The only possible applicable prohibition in that paragraph would seem to be “objectionable,” which of course could mean anything because after all, anything could be objectionable to someone.

In addition to posting many book reviews on Amazon over the years, I’ve also published most of my own books and short stories with Amazon Publishing, and have never had a problem like this. I could speculate about why there’s so much sensitivity to a positive review of a book that’s essentially a series of conversations with Russia’s president, but I’ll leave that to others. Instead, I’ll just post the review here and hope it’ll lead more people to read (or listen to, as I did) this outstanding book:

Is it “appeasement” to acknowledge that other nations have legitimate security interests? Is it wise to ignore those interests? America certainly has such interests—see for example The Monroe Doctrine. For what happens when great powers ignore each other’s security interests, see The Cuban Missile Crisis.

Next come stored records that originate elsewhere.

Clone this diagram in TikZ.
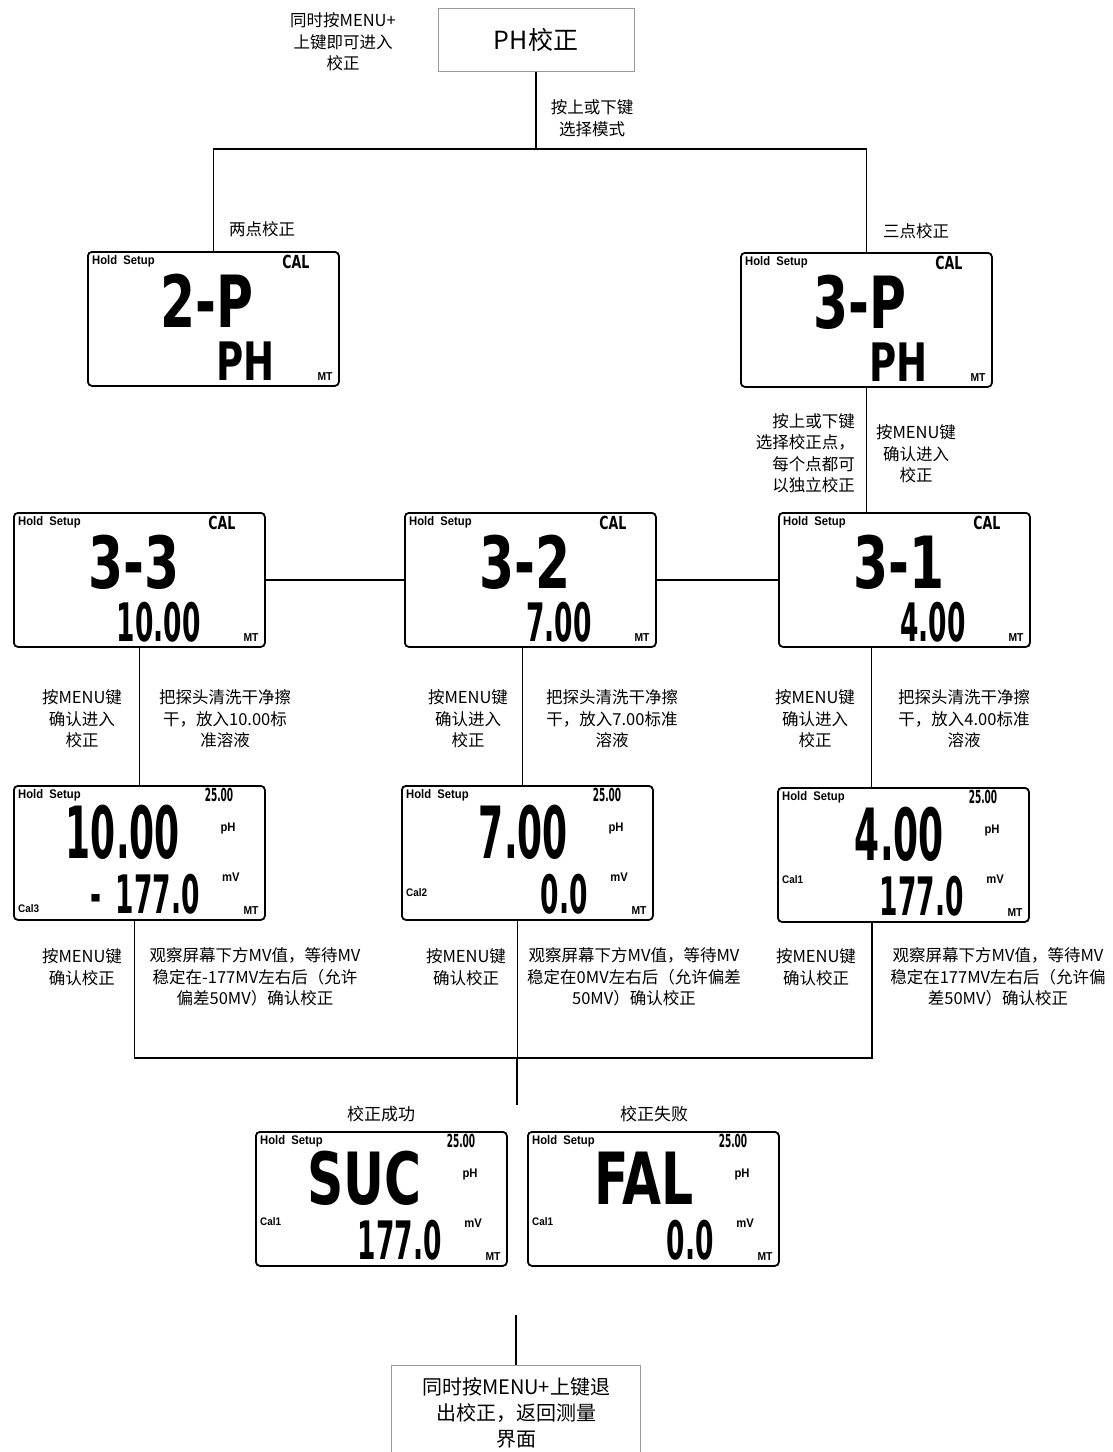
\documentclass[tikz,border=0pt]{standalone}
\usepackage{fontspec}
\setmainfont{Noto Sans CJK SC}
\newfontfamily\lcdfont[FakeStretch=0.5]{DejaVu Sans}
\newfontfamily\lcdwordfont[FakeStretch=0.7]{DejaVu Sans}
\newfontfamily\tagfont[FakeStretch=0.9]{Liberation Sans}

% LCD frame with the fixed marks
\newcommand{\lcdframe}[3]{%
  \node[lcd] (#1) at (#2,#3) {};
  \node[tag, anchor=west] (#1-hold) at ([shift={(5,10)}]#1.north west) {Hold\ \ Setup};
  \node[tag, font=\tagfont\bfseries\fontsize{11.5}{11.5}\selectfont] (#1-mt) at ([shift={(238,126)}]#1.north west) {MT};
}
% mode / point screen
\newcommand{\calscreen}[5]{%
  \lcdframe{#1}{#2}{#3}
  \node[segsmall, font=\lcdwordfont\bfseries\fontsize{18}{18}\selectfont] (#1-cal) at ([shift={(209,11)}]#1.north west) {CAL};
  \node[bigword, anchor=east] (#1-mode) at ([shift={(167,50)}]#1.north west) {#4};
  \node[midnum, anchor=east] (#1-val) at ([shift={(188,110)}]#1.north west) {#5};
}
% reading screen
\newcommand{\readscreen}[7]{%
  \lcdframe{#1}{#2}{#3}
  \node[segsmall] (#1-temp) at ([shift={(206,10)}]#1.north west) {25.00};
  \node[bignum, anchor=east] (#1-main) at ([shift={(167,47)}]#1.north west) {#4};
  \node[tag] (#1-ph) at ([shift={(215,43)}]#1.north west) {pH};
  \node[tag] (#1-mv) at ([shift={(218,92)}]#1.north west) {mV};
  \node[midnum, anchor=east] (#1-mvval) at ([shift={(187,109)}]#1.north west) {#5};
  \node[tag, anchor=west, font=\tagfont\bfseries\fontsize{11}{11}\selectfont] (#1-cal) at ([shift={(5,#7)}]#1.north west) {#6};
}

\begin{document}
\begin{tikzpicture}[x=1pt, y=-1pt]
  \tikzstyle{lcd}=[draw, line width=1.8pt, rounded corners=4pt, minimum width=251pt, minimum height=134pt, anchor=north west, inner sep=0pt]
  \tikzstyle{tag}=[inner sep=0pt, font=\tagfont\bfseries\fontsize{12.5}{12.5}\selectfont]
  \tikzstyle{segsmall}=[inner sep=0pt, font=\lcdfont\bfseries\fontsize{18}{18}\selectfont]
  \tikzstyle{bigword}=[inner sep=0pt, font=\lcdwordfont\bfseries\fontsize{72}{72}\selectfont]
  \tikzstyle{bignum}=[inner sep=0pt, font=\lcdfont\bfseries\fontsize{72}{72}\selectfont]
  \tikzstyle{midnum}=[inner sep=0pt, font=\lcdfont\bfseries\fontsize{53}{53}\selectfont]
  \tikzstyle{note}=[align=center, inner sep=0pt, font=\fontsize{16.5}{21.5}\selectfont]
  \tikzstyle{wire}=[line width=1.3pt]
  \tikzstyle{plainbox}=[draw=gray!80, line width=1pt, inner sep=0pt]

  \useasboundingbox (0,0) rectangle (1112,1452);

  % top
  \node[plainbox, minimum width=196pt, minimum height=63pt, font=\fontsize{25}{25}\selectfont] (phcal) at (536,39.5) {PH校正};
  \node[note] (enter) at (343,42) {同时按MENU+\\上键即可进入\\校正};
  \node[note] (modekey) at (592,118) {按上或下键\\选择模式};
  \node[note] (twolab) at (262,229) {两点校正};
  \node[note] (threelab) at (916,231) {三点校正};

  % screens
  \calscreen{twop}{87}{251}{2-P}{{\lcdwordfont PH}}
  \calscreen{threep}{740}{252}{3-P}{{\lcdwordfont PH}}
  \calscreen{c33}{13}{512}{3-3}{10.00}
  \calscreen{c32}{404}{512}{3-2}{7.00}
  \calscreen{c31}{778}{512}{3-1}{4.00}
  \readscreen{r10}{13}{785}{10.00}{-\hspace{14pt}177.0}{Cal3}{124}
  \readscreen{r7}{401}{785}{7.00}{0.0}{Cal2}{108}
  \readscreen{r4}{777}{787}{4.00}{177.0}{Cal1}{93}
  \readscreen{suc}{255}{1131}{{\lcdwordfont SUC}}{177.0}{Cal1}{91}
  \readscreen{fal}{527}{1131}{{\lcdwordfont FAL}}{0.0}{Cal1}{91}

  % notes
  \node[note, align=right, anchor=east] (pointkey) at (855,453) {按上或下键\\选择校正点，\\每个点都可\\以独立校正};
  \node[note] (menu3) at (916,454) {按MENU键\\确认进入\\校正};
  \node[note] (menu33) at (82,719) {按MENU键\\确认进入\\校正};
  \node[note] (clean33) at (225,719) {把探头清洗干净擦\\干，放入10.00标\\准溶液};
  \node[note] (menu32) at (468,719) {按MENU键\\确认进入\\校正};
  \node[note] (clean32) at (612,719) {把探头清洗干净擦\\干，放入7.00标准\\溶液};
  \node[note] (menu31) at (815,719) {按MENU键\\确认进入\\校正};
  \node[note] (clean31) at (964,719) {把探头清洗干净擦\\干，放入4.00标准\\溶液};
  \node[note] (conf10) at (82,967) {按MENU键\\确认校正};
  \node[note] (watch10) at (255,977) {观察屏幕下方MV值，等待MV\\稳定在-177MV左右后（允许\\偏差50MV）确认校正};
  \node[note] (conf7) at (466,967) {按MENU键\\确认校正};
  \node[note] (watch7) at (634,977) {观察屏幕下方MV值，等待MV\\稳定在0MV左右后（允许偏差\\50MV）确认校正};
  \node[note] (conf4) at (816,967) {按MENU键\\确认校正};
  \node[note] (watch4) at (998,977) {观察屏幕下方MV值，等待MV\\稳定在177MV左右后（允许偏\\差50MV）确认校正};
  \node[note, font=\fontsize{17}{17}\selectfont] (oklab) at (381,1114) {校正成功};
  \node[note, font=\fontsize{17}{17}\selectfont] (faillab) at (654,1114) {校正失败};

  % exit
  \node[plainbox, minimum width=249pt, minimum height=96pt, align=center, font=\fontsize{20}{26}\selectfont] (exitbox) at (516,1413) {同时按MENU+上键退\\出校正，返回测量\\界面};

  % connectors
  \coordinate (fork) at (536,149);
  \draw[wire] (phcal.south) -- (fork);
  \draw[wire] (twop.north) -- (twop.north |- fork) -- (threep.north |- fork) -- (threep.north);
  \draw[wire] (threep.south) -- (threep.south |- c31.north);
  \draw[wire] (c33.east) -- (c32.west);
  \draw[wire] (c32.east) -- (c31.west);
  \draw[wire] (c33.south) -- (r10.north);
  \coordinate (u32) at ([xshift=-8]c32.south);
  \coordinate (u31) at ([xshift=-33]c31.south);
  \draw[wire] (u32) -- (u32 |- r7.north);
  \draw[wire] (u31) -- (u31 |- r4.north);
  \coordinate (merge) at (517,1058);
  \coordinate (d10) at ([xshift=-5]r10.south);
  \coordinate (d7) at ([xshift=-10]r7.south);
  \coordinate (d4) at ([xshift=-31.5]r4.south);
  \draw[wire] (d10) -- (d10 |- merge) -- (d4 |- merge) -- (d4);
  \draw[wire] (d7) -- (d7 |- merge);
  \coordinate (mergeend) at (517,1105);
  \draw[wire] (merge) -- (mergeend);
  \coordinate (exitin) at (516,1315);
  \draw[wire] (exitin) -- (exitbox.north);
\end{tikzpicture}
\end{document}
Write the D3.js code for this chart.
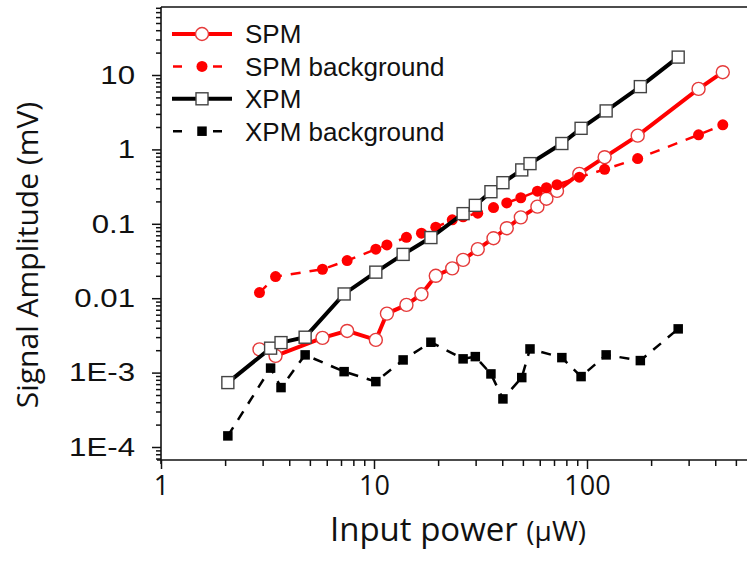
<!DOCTYPE html>
<html>
<head>
<meta charset="utf-8">
<script src="https://cdn.jsdelivr.net/npm/d3@7"></script>
<style>
  body { margin: 0; background: #fff; }
  svg { display: block; }
</style>
</head>
<body>
<div id="chart"></div>
<script>
// datos
const seriesNames = ["SPM", "SPM background", "XPM", "XPM background"]

// SPM y su fondo comparten potencias
const spmPower = [2.90, 3.45, 5.73, 7.48, 10.2, 11.5, 14.2, 16.7, 19.5, 23.3, 26.2, 30.7, 36.4, 42.0, 48.9, 58.5, 64.5, 72.3, 92.0, 121, 173, 334, 434]
const spmSignal = [2.05e-3, 1.68e-3, 2.93e-3, 3.63e-3, 2.75e-3, 6.21e-3, 8.13e-3, 0.0113, 0.0200, 0.0252, 0.0327, 0.0456, 0.064, 0.0873, 0.122, 0.170, 0.217, 0.277, 0.469, 0.786, 1.53, 6.50, 10.9]
const spmBackground = [0.0119, 0.0195, 0.0245, 0.0320, 0.0456, 0.052, 0.0657, 0.0748, 0.090, 0.113, 0.124, 0.139, 0.165, 0.191, 0.224, 0.274, 0.306, 0.336, 0.423, 0.539, 0.752, 1.57, 2.14]

// XPM y su fondo
const xpmPower = [2.06, 3.27, 3.66, 4.75, 7.24, 10.2, 13.7, 18.5, 26.2, 29.9, 35.4, 40.3, 49.4, 54.0, 76.2, 93.8, 123, 178, 268]
const xpmSignal = [7.34e-4, 2.13e-3, 2.53e-3, 2.99e-3, 0.0114, 0.0224, 0.0388, 0.0653, 0.137, 0.177, 0.270, 0.357, 0.530, 0.644, 1.20, 1.92, 3.29, 6.98, 17.4]
const xpmBackground = [1.41e-4, 1.15e-3, 6.29e-4, 1.73e-3, 1.03e-3, 7.57e-4, 1.48e-3, 2.56e-3, 1.53e-3, 1.64e-3, 9.6e-4, 4.43e-4, 8.57e-4, 2.08e-3, 1.59e-3, 8.84e-4, 1.73e-3, 1.45e-3, 3.87e-3]

// ticks
const xTickValues = [1, 10, 100]
const xTickLabels = ["1", "10", "100"]
const yTickValues = [1e-4, 1e-3, 0.01, 0.1, 1, 10]
const yTickLabels = ["1E-4", "1E-3", "0.01", "0.1", "1", "10"]

const width = 747, height = 563
const plotTop = 7, plotBottom = 460, plotLeft = 161, decade = 213

const svg = d3.select("#chart")
  .append("svg")
  .attr("width", width)
  .attr("height", height)
  .style("background", "#fff")

// Escalas
const x = d3.scaleLog().domain([1, 1000]).range([plotLeft, plotLeft + 3 * decade])
const y = d3.scaleLog().domain([1e-4, 10]).range([447, 75])

// minor ticks (2..9 por decada)
const yMinor = []
for (let e = -5; e <= 1; e++) {
  for (let m = 2; m <= 9; m++) {
    const v = m * Math.pow(10, e)
    if (y(v) >= plotTop && y(v) <= plotBottom) yMinor.push(v)
  }
}
const xMinor = []
for (let e = 0; e <= 2; e++) {
  for (let m = 2; m <= 9; m++) {
    const v = m * Math.pow(10, e)
    if (x(v) <= width) xMinor.push(v)
  }
}

const noDomain = g => g.select(".domain").remove()

// Eje Y
svg.append("g")
  .attr("transform", `translate(${plotLeft},0)`)
  .call(d3.axisLeft(y).tickValues(yMinor).tickSize(5).tickFormat(""))
  .call(noDomain)
svg.append("g")
  .attr("transform", `translate(${plotLeft},0)`)
  .call(d3.axisLeft(y).tickValues(yTickValues).tickSize(9).tickPadding(17)
    .tickFormat((d, i) => yTickLabels[i]))
  .call(noDomain)
  .call(g => g.selectAll("text")
    .attr("x", null)
    .attr("transform", "translate(-26,0) scale(1.2,1)")  // etiquetas mas anchas
    .attr("font-family", "'Liberation Sans', Arial, sans-serif")
    .attr("font-size", 26)
    .attr("fill", "#111"))

// Eje X
svg.append("g")
  .attr("transform", `translate(0,${plotBottom})`)
  .call(d3.axisBottom(x).tickValues(xMinor).tickSize(6).tickFormat(""))
  .call(noDomain)
svg.append("g")
  .attr("transform", `translate(0,${plotBottom})`)
  .call(d3.axisBottom(x).tickValues(xTickValues).tickSize(9).tickPadding(7)
    .tickFormat((d, i) => xTickLabels[i]))
  .call(noDomain)
  .call(g => g.selectAll("text")
    .attr("font-family", "'Open Sans', sans-serif")
    .attr("font-size", 27)
    .attr("fill", "#111"))

svg.selectAll(".tick line").attr("stroke", "#111").attr("stroke-width", 1.5)

// marco
const frame = svg.append("g").attr("stroke", "#111").attr("stroke-width", 1.6)
frame.append("line").attr("x1", plotLeft).attr("x2", plotLeft).attr("y1", plotTop).attr("y2", plotBottom + 4)
frame.append("line").attr("x1", plotLeft - 4).attr("x2", width).attr("y1", plotBottom).attr("y2", plotBottom)
frame.append("line").attr("x1", plotLeft).attr("x2", width).attr("y1", plotTop).attr("y2", plotTop)

// Titulos
svg.append("text")
  .attr("transform", "translate(38,255) rotate(-90)")
  .attr("text-anchor", "middle")
  .attr("font-family", "'Open Sans', sans-serif")
  .attr("font-size", 30)
  .attr("fill", "#111")
  .text("Signal Amplitude (mV)")

const xTitle = svg.append("text")
  .attr("x", 458)
  .attr("y", 541)
  .attr("text-anchor", "middle")
  .attr("font-family", "'Open Sans', sans-serif")
  .attr("fill", "#111")
xTitle.append("tspan").attr("font-size", 33).text("Input power ")
xTitle.append("tspan").attr("font-size", 28).text("(\u03bcW)")

// Series
const series = [
  { name: seriesNames[0], power: spmPower, values: spmSignal, color: "#ff0000", width: 4, dash: null, marker: "circle", fill: "#fff", stroke: "#e53a3a", size: 6.5 },
  { name: seriesNames[1], power: spmPower, values: spmBackground, color: "#ff0000", width: 2.5, dash: "10,9", marker: "circle", fill: "#ff0000", stroke: "none", size: 5.5 },
  { name: seriesNames[2], power: xpmPower, values: xpmSignal, color: "#000", width: 4, dash: null, marker: "square", fill: "#fff", stroke: "#444", size: 12 },
  { name: seriesNames[3], power: xpmPower, values: xpmBackground, color: "#000", width: 2.5, dash: "10,9", marker: "square", fill: "#000", stroke: "none", size: 9.5 }
]

const line = d3.line().x(d => x(d[0])).y(d => y(d[1]))

function drawMarker(g, s, cx, cy) {
  if (s.marker === "circle") {
    g.append("circle").attr("cx", cx).attr("cy", cy).attr("r", s.size)
      .attr("fill", s.fill).attr("stroke", s.stroke).attr("stroke-width", 1.4)
  } else {
    g.append("rect").attr("x", cx - s.size / 2).attr("y", cy - s.size / 2)
      .attr("width", s.size).attr("height", s.size)
      .attr("fill", s.fill).attr("stroke", s.stroke).attr("stroke-width", 1.4)
  }
}

series.forEach(s => {
  const pts = d3.zip(s.power, s.values)
  const g = svg.append("g")
  g.append("path")
    .datum(pts)
    .attr("d", line)
    .attr("fill", "none")
    .attr("stroke", s.color)
    .attr("stroke-width", s.width)
    .attr("stroke-dasharray", s.dash)
  pts.forEach(p => drawMarker(g, s, x(p[0]), y(p[1])))
})

// Leyenda
const legend = svg.append("g")
series.forEach((s, i) => {
  const ly = 34 + i * 32.4
  const row = legend.append("g")
  if (s.dash) {
    row.append("line").attr("x1", 173).attr("x2", 222).attr("y1", ly).attr("y2", ly)
      .attr("stroke", s.color).attr("stroke-width", s.width).attr("stroke-dasharray", "9,31")
  } else {
    row.append("line").attr("x1", 172).attr("x2", 232).attr("y1", ly).attr("y2", ly)
      .attr("stroke", s.color).attr("stroke-width", s.width)
  }
  drawMarker(row, s, 202, ly)
  row.append("text")
    .attr("x", 245)
    .attr("y", ly)
    .attr("dy", "0.36em")
    .attr("font-family", "'Liberation Sans', Arial, sans-serif")
    .attr("font-size", 26)
    .attr("fill", "#111")
    .text(s.name)
})
</script>
</body>
</html>
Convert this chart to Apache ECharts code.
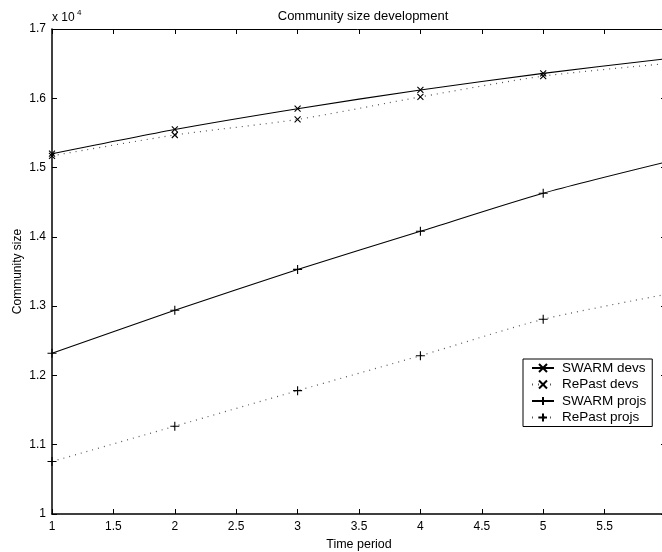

The entire western establishment wants the world to believe the war in Ukraine was forced on NATO because Putin, “unprovoked,” started it out of an insane desire to reconstitute the Soviet Union and the Warsaw Pact, to undermine the “Rules Based Order,” etc…

But before our rulers blow up the world in the service of the foregoing talking points, it might be worth hearing the actual words of the person we are relentlessly told is the New New Hitler.

What emerges from these conversations is an impressively knowledgable, thoughtful, seemingly rational and at times even wryly funny leader. Maybe it’s all an act; maybe Putin’s articulated worldview is pure BS. But why let the New York Times and the White House filter your information when you can listen to the source itself?

Sun Tzu said “Know the enemy and know yourself, and you can fight a hundred battles with no danger of defeat.” If (as we are relentlessly told) Russia really is America’s enemy, shouldn’t we get to know Russia a little better than the comic-book caricature peddled by establishment media? Such an opportunity is right here in this excellent book.